Critique and Conclusion

Wikis and the Higher Education Classroom (Summary Part Three of Three)

Selections from the third and last section, Wikis and the Higher Education Classroom, explicitly looks at the effect of wikis in the college classroom. Coeditor Matt Barton furthers the notion of wiki spaces as a collaborative application in his chapter "Is There a Wiki in This Class Wikibooks and the Future of Higher Education." Barton suggests that the democratic nature of wikis—the ability for anyone to author or edit text—is a primary reason to incorporate wikis in the classroom. He goes on to detail how he had his students in an advanced English course (Computers and English) create a Rhetoric and Composition textbook via wikibooks. Though he admits that the student's interest "waxed and waned" throughout the semester (pp. 192), he overall found that "students felt an invigorated sense of comradeship" (pp. 191). Thomas Nelson ("Writing in the Wikishop: Constructing Knowledge in an Electronic Classroom") does not shy away from discussing problems incorporating wikis into the classroom; he ultimately argues that a writing course could be transformed into a "wikishop" that "uses writing to produce knowledge about a particular subject" (pp. 199). This, Nelson maintains, would "teach students how a body of knowledge is formed and holds together" (pp. 200).

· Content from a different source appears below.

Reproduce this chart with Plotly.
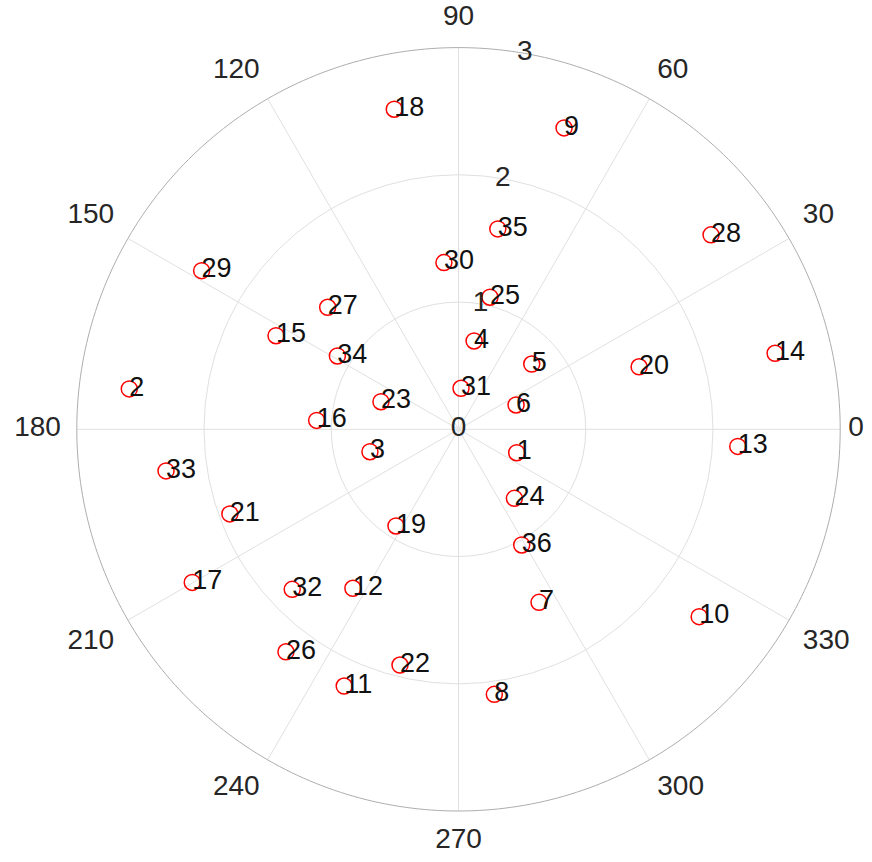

Chapters such as such as Cathlena Martin and Lisa Dusenberry's "Wiki Lore and Politics in the Classroom” and Bob Whipple's "An (Old) First-Timer's Learning Curve: Curiosity, Trial, Resistance, and Accommodation" suggest that wikis can serve as a valuable and effective course management system (CMS). Whipple admits to using the wiki as a password-protected course forum, while Martin and Dusenberry conclude "to instructors, the wiki is a simple course management tool with complex pedagogical implications" (pp. 215). However, they are also keenly aware of the other possibilities wikis offer. Whipple suggests that by only using a wiki as a CMS, individuals are "not being true to the wiki" (pp. 232). He emphasizes, like the authors before him in this volume, that wikis are an ideal place for collaboration to take place.